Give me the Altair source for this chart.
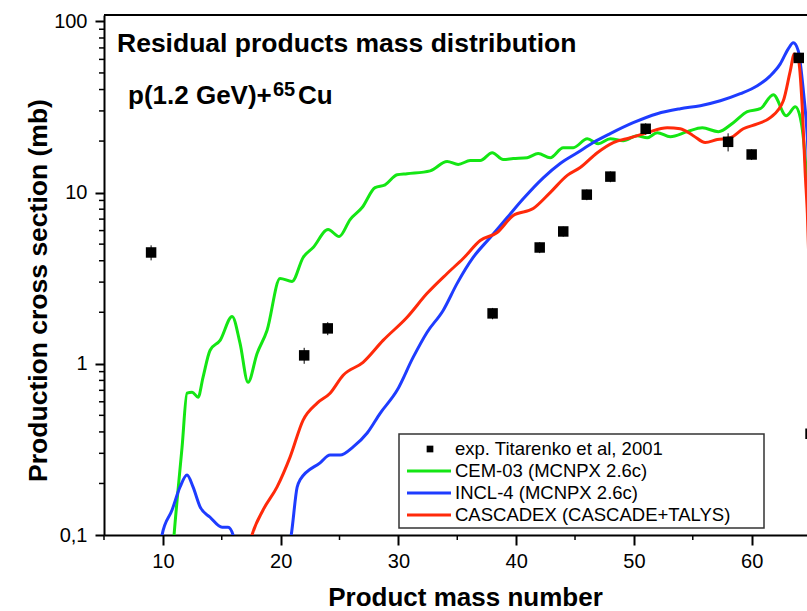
import altair as alt
import pandas as pd

# ---- experimental data: Titarenko et al, 2001 ----
exp_A = [9, 22, 24, 38, 42, 44, 46, 48, 51, 58, 60, 64, 65]
exp_sigma = [4.47, 1.12, 1.61, 1.97, 4.78, 5.93, 9.73, 12.4, 23.6, 19.8, 16.7, 61.2, 0.39]
exp_err = [0.45, 0.12, 0.14, 0.15, 0.35, 0.4, 0.7, 0.9, 1.8, 2.4, 1.2, 4.0, 0.03]

# ---- CEM-03 (MCNPX 2.6c) ----
cem_A = [10.7, 10.95, 11.63, 12.05, 12.48, 12.99, 13.41, 14.01, 14.86, 15.88, 16.55,
         17.23, 18.0, 18.85, 19.95, 20.97, 21.91, 22.76, 24.03, 24.97, 25.9, 26.92,
         28.02, 28.87, 29.89, 30.74, 32.7, 34.14, 35.08, 36.1, 36.95, 37.97, 38.9,
         39.75, 40.94, 41.87, 42.89, 44.0, 44.85, 46.04, 46.97, 47.99, 49.1, 50.28,
         51.13, 51.98, 53.09, 54.53, 55.81, 57.17, 58.44, 59.63, 60.73, 61.84, 62.94,
         63.71, 64.13, 64.47, 64.8, 65.0]
cem_sigma = [0.06, 0.1, 0.326, 0.673, 0.683, 0.638, 0.834, 1.20, 1.37, 1.89, 1.32,
             0.78, 1.15, 1.57, 3.15, 3.03, 4.18, 4.78, 6.09, 5.54, 6.96, 8.18,
             10.7, 11.1, 12.7, 12.9, 13.4, 15.2, 14.6, 15.4, 15.4, 17.1, 15.6,
             15.8, 16.0, 16.9, 16.0, 18.3, 18.3, 20.6, 19.3, 20.6, 20.1, 21.5,
             20.9, 22.4, 21.2, 22.7, 23.9, 22.7, 25.6, 29.7, 30.9, 37.3, 28.1,
             31.7, 27.4, 18.3, 8.0, 3.0]

# ---- INCL-4 (MCNPX 2.6c) ----
incl_A = [9.7, 9.93, 10.78, 11.46, 12.05, 12.56, 13.16, 14.01, 15.03, 15.54, 15.96,
          16.4, 20.4, 20.9, 21.4, 21.65, 23.35, 24.2, 25.05, 26.16, 27.35, 28.45,
          29.89, 31.25, 32.44, 33.8, 34.99, 36.35, 37.8, 39.24, 40.6, 42.3, 43.74,
          45.19, 46.55, 47.99, 49.94, 51.98, 53.94, 55.64, 57.34, 59.04, 60.48,
          61.58, 62.43, 63.11, 63.54, 63.96, 64.39, 64.73, 65.0]
incl_sigma = [0.07, 0.1, 0.140, 0.191, 0.224, 0.191, 0.146, 0.127, 0.111, 0.111, 0.1,
              0.07, 0.07, 0.1, 0.19, 0.21, 0.264, 0.293, 0.293, 0.327, 0.394, 0.514,
              0.700, 1.09, 1.53, 2.05, 2.95, 4.18, 5.47, 7.15, 9.2, 12.2, 14.8,
              17.1, 19.6, 22.1, 25.6, 28.9, 30.9, 32.2, 34.4, 37.8, 42.1,
              48.1, 56.5, 69.2, 75.0, 67.3, 39.4, 20.9, 8.0]

# ---- CASCADEX (CASCADE+TALYS) ----
ced_A = [17.2, 17.57, 18.51, 19.70, 20.80, 21.91, 23.10, 24.2, 25.31, 27.0, 28.7,
         30.74, 32.44, 34.14, 35.5, 36.95, 38.39, 39.75, 41.45, 42.89, 44.34, 45.44,
         46.89, 48.25, 49.69, 51.13, 52.83, 53.94, 55.04, 56.06, 57.08, 58.19, 59.29,
         60.48, 61.58, 62.69, 63.28, 63.62, 63.96, 64.3, 64.55, 64.73, 65.0]
ced_sigma = [0.08, 0.1, 0.140, 0.191, 0.285, 0.469, 0.589, 0.673, 0.857, 1.02, 1.37,
             1.87, 2.58, 3.37, 4.12, 5.25, 5.85, 7.35, 8.07, 10.0, 12.6, 14.0,
             17.1, 19.6, 20.9, 22.4, 23.9, 23.6, 21.5, 19.6, 20.4, 20.9, 23.6,
             25.2, 27.4, 34.4, 51.4, 64.6, 60.4, 31.3, 12.9, 7.55, 2.0]

# axis ticks
x_major = [10, 20, 30, 40, 50, 60]
x_minor = [5, 15, 25, 35, 45, 55, 65]
y_major = [0.1, 1, 10, 100]
y_minor = [m * d for d in (0.1, 1, 10) for m in range(2, 10)]

legend_labels = ["exp. Titarenko et al, 2001", "CEM-03 (MCNPX 2.6c)",
                 "INCL-4 (MCNPX 2.6c)", "CASCADEX (CASCADE+TALYS)"]
line_colors = ["#14e614", "#1e3cff", "#ff2a0a"]

FONT = "Liberation Sans"
W, H = 703, 520

x_scale = alt.Scale(domain=[5, 64.7], nice=False, zero=False)
y_scale = alt.Scale(type="log", domain=[0.1, 109], nice=False)

# identical axis definitions are shared by every layer so they merge into one
x_axis = alt.Axis(values=x_major, format="d", tickSize=10, tickWidth=2,
                  tickColor="black", domainColor="black", domainWidth=2,
                  labelFontSize=20, labelFont=FONT, labelColor="black",
                  labelPadding=6, labelFlush=False, grid=False,
                  title="Product mass number", titleFont=FONT, titleFontSize=26,
                  titleFontWeight="bold", titleColor="black", titleX=361,
                  titleY=70, titleAlign="center", titleBaseline="alphabetic")
y_axis = alt.Axis(values=y_major,
                  labelExpr="replace(format(datum.value, '~g'), '.', ',')",
                  tickSize=9, tickWidth=2, tickColor="black", domainColor="black",
                  domainWidth=2, labelFontSize=20, labelFont=FONT,
                  labelColor="black", labelPadding=8, labelFlush=False,
                  labelOverlap=False, grid=False,
                  title="Production cross section (mb)", titleFont=FONT,
                  titleFontSize=26.5, titleFontWeight="bold", titleColor="black",
                  titleAngle=-90, titleX=-58, titleY=275, titleAlign="center",
                  titleBaseline="alphabetic")


def curve(a_vals, s_vals, color):
    df = pd.DataFrame({"A": a_vals, "sigma": s_vals})
    return alt.Chart(df).mark_line(
        strokeWidth=3, interpolate="monotone", clip=True, color=color
    ).encode(
        x=alt.X("A:Q", scale=x_scale, axis=x_axis),
        y=alt.Y("sigma:Q", scale=y_scale, axis=y_axis),
    )


green = curve(cem_A, cem_sigma, line_colors[0])
blue = curve(incl_A, incl_sigma, line_colors[1])
red = curve(ced_A, ced_sigma, line_colors[2])

exp_df = pd.DataFrame({"A": exp_A, "sigma": exp_sigma, "err": exp_err})
exp_df["lo"] = exp_df["sigma"] - exp_df["err"]
exp_df["hi"] = exp_df["sigma"] + exp_df["err"]

errbars = alt.Chart(exp_df).mark_rule(color="black", strokeWidth=1, clip=True).encode(
    x=alt.X("A:Q", scale=x_scale, axis=x_axis),
    y=alt.Y("lo:Q", scale=y_scale, axis=y_axis),
    y2="hi:Q",
)
points = alt.Chart(exp_df).mark_square(size=110, color="black", opacity=1,
                                       clip=True).encode(
    x=alt.X("A:Q", scale=x_scale, axis=x_axis),
    y=alt.Y("sigma:Q", scale=y_scale, axis=y_axis),
)

# minor ticks and the top edge of the frame
y_minor_ticks = alt.Chart(pd.DataFrame({"v": y_minor})).mark_rule(
    color="black", strokeWidth=1.5).encode(
    y=alt.Y("v:Q", scale=y_scale, axis=y_axis),
    x=alt.value(-5), x2=alt.value(0),
)
x_minor_ticks = alt.Chart(pd.DataFrame({"a": x_minor})).mark_rule(
    color="black", strokeWidth=1.5, clip=False).encode(
    x=alt.X("a:Q", scale=x_scale, axis=x_axis),
    y=alt.value(H), y2=alt.value(H + 5),
)
top_edge = alt.Chart(pd.DataFrame({"k": [0]})).mark_rule(
    color="black", strokeWidth=2).encode(
    x=alt.value(0), x2=alt.value(W), y=alt.value(0),
)


# in-plot titles
def label(text, x, y, size, weight="bold"):
    return alt.Chart(pd.DataFrame({"t": [text]})).mark_text(
        align="left", baseline="alphabetic", font=FONT, fontSize=size,
        fontWeight=weight, color="black").encode(
        x=alt.value(x), y=alt.value(y), text="t:N")


heading = label("Residual products mass distribution", 13, 37, 26.5)
reaction = label("p(1.2 GeV)+", 24, 89, 26)
mass_sup = label("65", 169, 81, 20)
element = label("Cu", 194, 89, 26)

# legend
leg_rows = [419 + 15 + 22 * i for i in range(4)]
legend_box = alt.Chart(pd.DataFrame({"k": [0]})).mark_rect(
    fill="white", stroke="#333333", strokeWidth=1.5).encode(
    x=alt.value(295), x2=alt.value(660), y=alt.value(419), y2=alt.value(513))
legend_square = alt.Chart(pd.DataFrame({"k": [0]})).mark_square(
    size=45, color="black", opacity=1).encode(
    x=alt.value(326), y=alt.value(leg_rows[0]))
legend_parts = [legend_box, legend_square]
for i, col in enumerate(line_colors):
    legend_parts.append(
        alt.Chart(pd.DataFrame({"k": [0]})).mark_rule(
            color=col, strokeWidth=3).encode(
            x=alt.value(303), x2=alt.value(347), y=alt.value(leg_rows[i + 1])))
for i, lab in enumerate(legend_labels):
    legend_parts.append(
        alt.Chart(pd.DataFrame({"t": [lab]})).mark_text(
            align="left", baseline="middle", font=FONT, fontSize=18.5,
            color="black").encode(
            x=alt.value(351), y=alt.value(leg_rows[i]), text="t:N"))

chart = alt.layer(
    green, blue, red, errbars, points,
    y_minor_ticks, x_minor_ticks, top_edge,
    heading, reaction, mass_sup, element,
    *legend_parts,
).properties(
    width=W, height=H,
    padding={"left": 104, "top": 15, "right": 0, "bottom": 76},
    autosize=alt.AutoSizeParams(type="none"),
    background="white",
).configure_view(stroke=None)

chart.save("out.html", embed_options={"renderer": "svg", "actions": False})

------------

REQUIRED WORK: Copy nothing but the lines from the top of the data down to the line containing "1.2, 4.0, 0.03]", and leave the pictures out.

EXPECTED ANSWER:
Give me the Altair source for this chart.
import altair as alt
import pandas as pd

# ---- experimental data: Titarenko et al, 2001 ----
exp_A = [9, 22, 24, 38, 42, 44, 46, 48, 51, 58, 60, 64, 65]
exp_sigma = [4.47, 1.12, 1.61, 1.97, 4.78, 5.93, 9.73, 12.4, 23.6, 19.8, 16.7, 61.2, 0.39]
exp_err = [0.45, 0.12, 0.14, 0.15, 0.35, 0.4, 0.7, 0.9, 1.8, 2.4, 1.2, 4.0, 0.03]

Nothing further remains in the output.